The result of a major (Times?) survey had Skipton in first place as the best place to live in England. It is indeed a lovely market town, though the barmaid in the pub by the bus station didn't seem as happy as I assumed everybody would be. She did not look at all impressed with my request for a pint of milk (something I started last year after seeing a TV programme about its powers of recovery!). In the end we compromised and she gave half a pint of milk, a pint of beer and a "you're weird" look.
We took the bus back to Ilkley, where Fatman (aka Mike) had left his car as far uphill as physically possible from the station. We then drove back to his place in Otley. It was good to see the family again. His son Kieran is a fine looking boy, and bears no resemblance to his father.
After a shower and a couple of beers we all went for a delicious but enormous curry washed down with a couple more pints. At this point I was shattered and we should have just gone home with the others, but I fancied a pint of bitter in one of Otley's 22 pubs, which later resulted in my staring at my pint in the Cock Inn knowing that anything I drank wasn't going anywhere, it was just going to sit on top of the curry. Bed beckoned.
So, pretty much straight from the frying pan that is the end of summer term in a primary school, into the cool, calm salad bowl that is my annual long distance hill wander. Lovely.....
My first impression of Shipley was of a hilly Ellesmere Port. In retrospect this was possibly a bit harsh. Shipley clearly has more than two attractive buildings, so must therefore be a nicer place. But it's close. Sort of attached to Shipley is Saltaire, and the contrast is ridiculous. Saltaire obviously has an important industrial heritage and the original mills and administrative buildings have been beautifully restored. It reminds me very much of Port Sunlight, plonked as that is in the middle of grotty Liverpool suburbs.
Looking towards Saltaire.
Sitting on the umbilical cord between the two places is my hotel, and it has the potential to veer in either direction tonight. Will it follow its very attractive and calm appearance and lean towards Saltaire? Or will it follow its stag / hen clientele and 24 hour bar and lean towards Shipley? Well I won't know till later, and for now I don't mind as I'm in the quite lovely Boathouse Inn in Saltaire, overlooking the sun-drenched (at last!) duckling filled river and eating venison casserole. Actually duckling filled sounds a bit odd, there is water in the river as well.
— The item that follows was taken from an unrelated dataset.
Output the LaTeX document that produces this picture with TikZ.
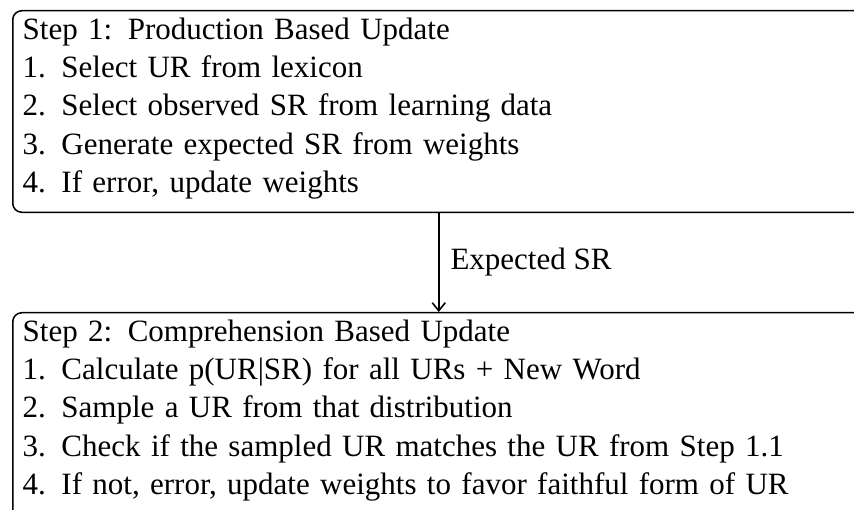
\documentclass[tikz,border=0pt]{standalone}
\usepackage{fontspec}
\setmainfont{Liberation Serif}
\usetikzlibrary{arrows.meta}
\tikzset{
  stepbox/.style={draw, line width=1.5pt, rounded corners=9pt, anchor=north west,
    align=left, text width=832pt, inner xsep=10pt, inner ysep=7pt, text depth=166pt,
    font=\fontsize{31pt}{38.3pt}\selectfont},
  flow/.style={line width=1.5pt, arrows={-Straight Barb[length=8pt,width=13pt,line width=1.6pt]}},
  lbl/.style={font=\fontsize{31pt}{38.3pt}\selectfont, anchor=west, inner sep=11pt}
}
\begin{document}
\begin{tikzpicture}[x=1pt,y=1pt]
\useasboundingbox (0,0) rectangle (854,-510);
\clip (0,0) rectangle (854,-510);
\node[stepbox] (prod) at (12,-10) {Step 1: Production Based Update\\
1. Select UR from lexicon\\
2. Select observed SR from learning data\\
3. Generate expected SR from weights\\
4. If error, update weights};
\node[stepbox, text depth=200pt] (comp) at (12,-312) {Step 2: Comprehension Based Update\\
1. Calculate p(UR|SR) for all URs + New Word\\
2. Sample a UR from that distribution\\
3. Check if the sampled UR matches the UR from Step 1.1\\
4. If not, error, update weights to favor faithful form of UR};
\draw[flow] (prod.south) -- (comp.north) node[lbl, midway] (lab) {Expected SR};
\end{tikzpicture}
\end{document}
So why have I come all the way to England to walk? And why the Dales High Way? Well I've done 5 consecutive years in Wales so I thought I'd spread my wings to the country of my birth, and last year my friend Fatman (aka. Mike) mentioned this newly waymarked path. I'd already done the original Dales (Low) Way with another friend Jon years back and fancied the increased challenge. It's a bit short though so I've decided to add a day of the Pennine Way and two further days to take me up to Hadrian's Wall, a decent place to finish.
It ought to be a considerably easier walk than last year's epic, but after doing my back in earlier in the week I'm a bit edgy about it giving in on me, despite the all clear from my osteopath this morning. Apart from that I'm not carrying any other injuries (yet), so hopefully all will be ok. My only other aim is to cut down the size of these blog entries compared to previous years, which were interminable at times.
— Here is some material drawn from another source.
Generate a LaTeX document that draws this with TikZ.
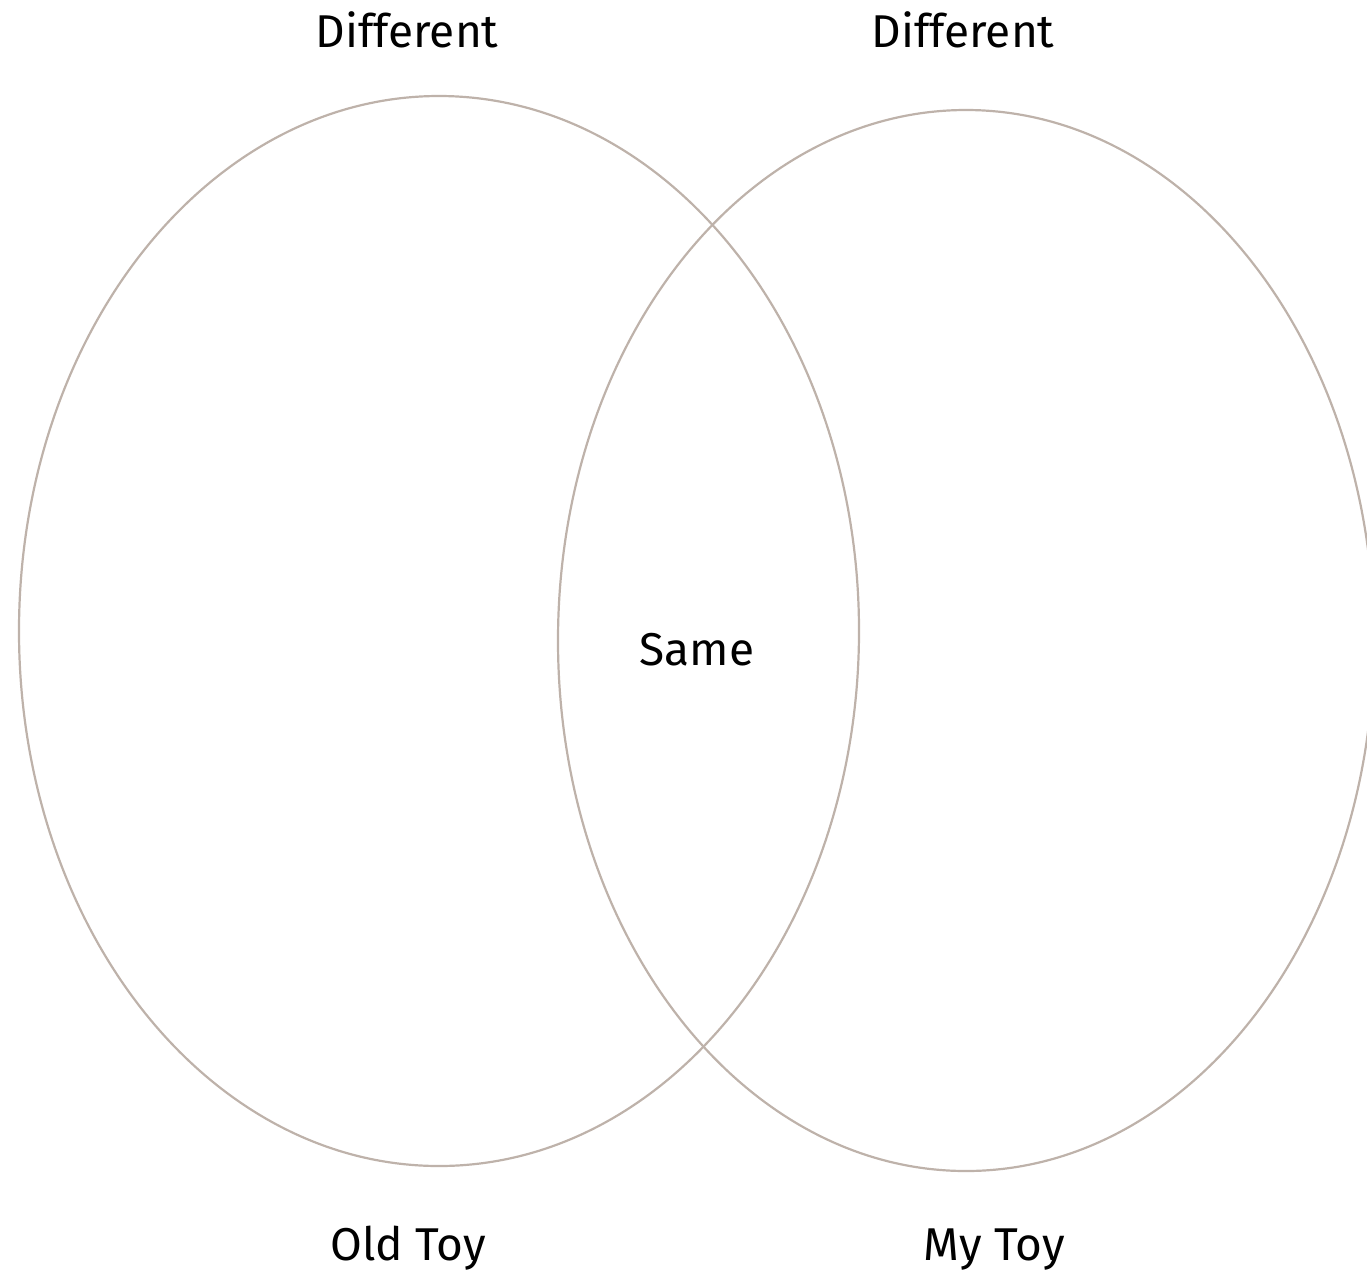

Oh dear, true to form the excitement has already started. On the table next to me a father and his young son were playing 1,2,3,COWBOY! The winner seemed to be the first to draw a pretend gun and shoot the other on the word 'cowboy'. After several minutes of this the boy took Dad by surprise by changing the game to 1,2,3,NINJA and hitting him quite hard in the throat with his arm. Dad made several strange, strangled noises and they left soon after.
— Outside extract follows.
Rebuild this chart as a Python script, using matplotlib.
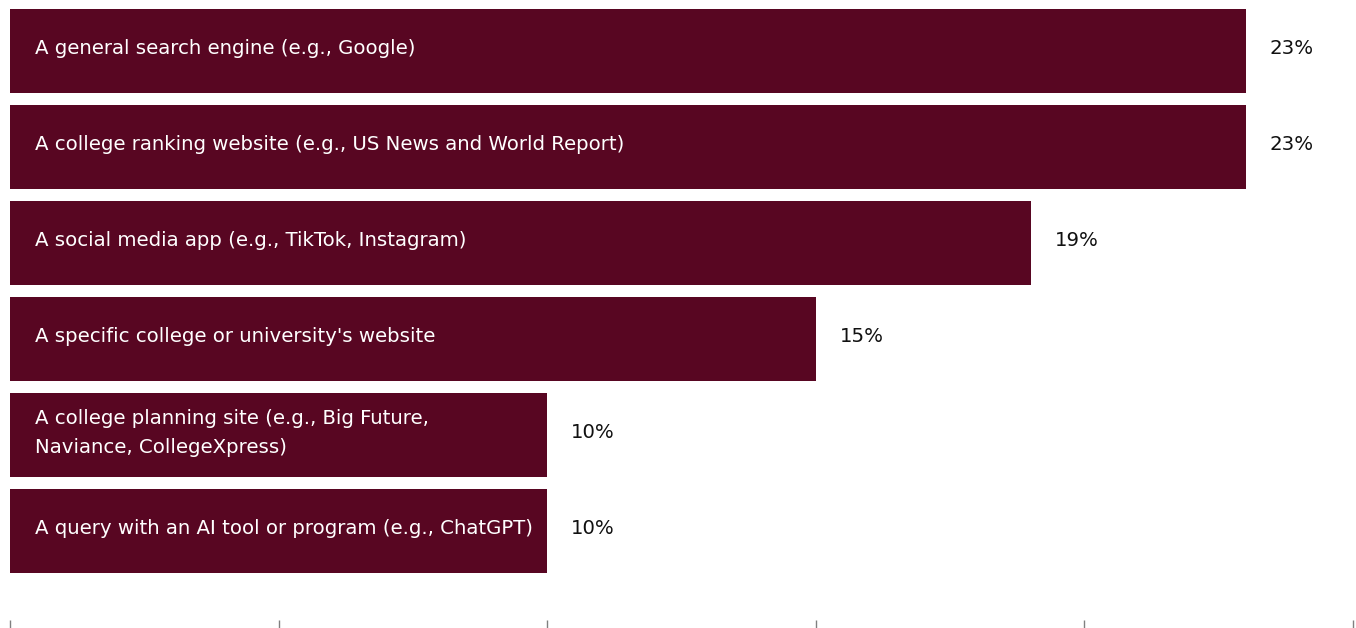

Well I'll have a couple more pints here as the view is so lovely, then head back to the hotel.
The lovely view!
Tomorrow is quite a long first day at almost 18 miles, and I could do with it being less humid than the last couple of days. The aforementioned Fatman is meeting me in Ilkley to walk two thirds of the day with me to Skipton, then tomorrow night I'm staying at his house, and no doubt going out for a Sunday curry.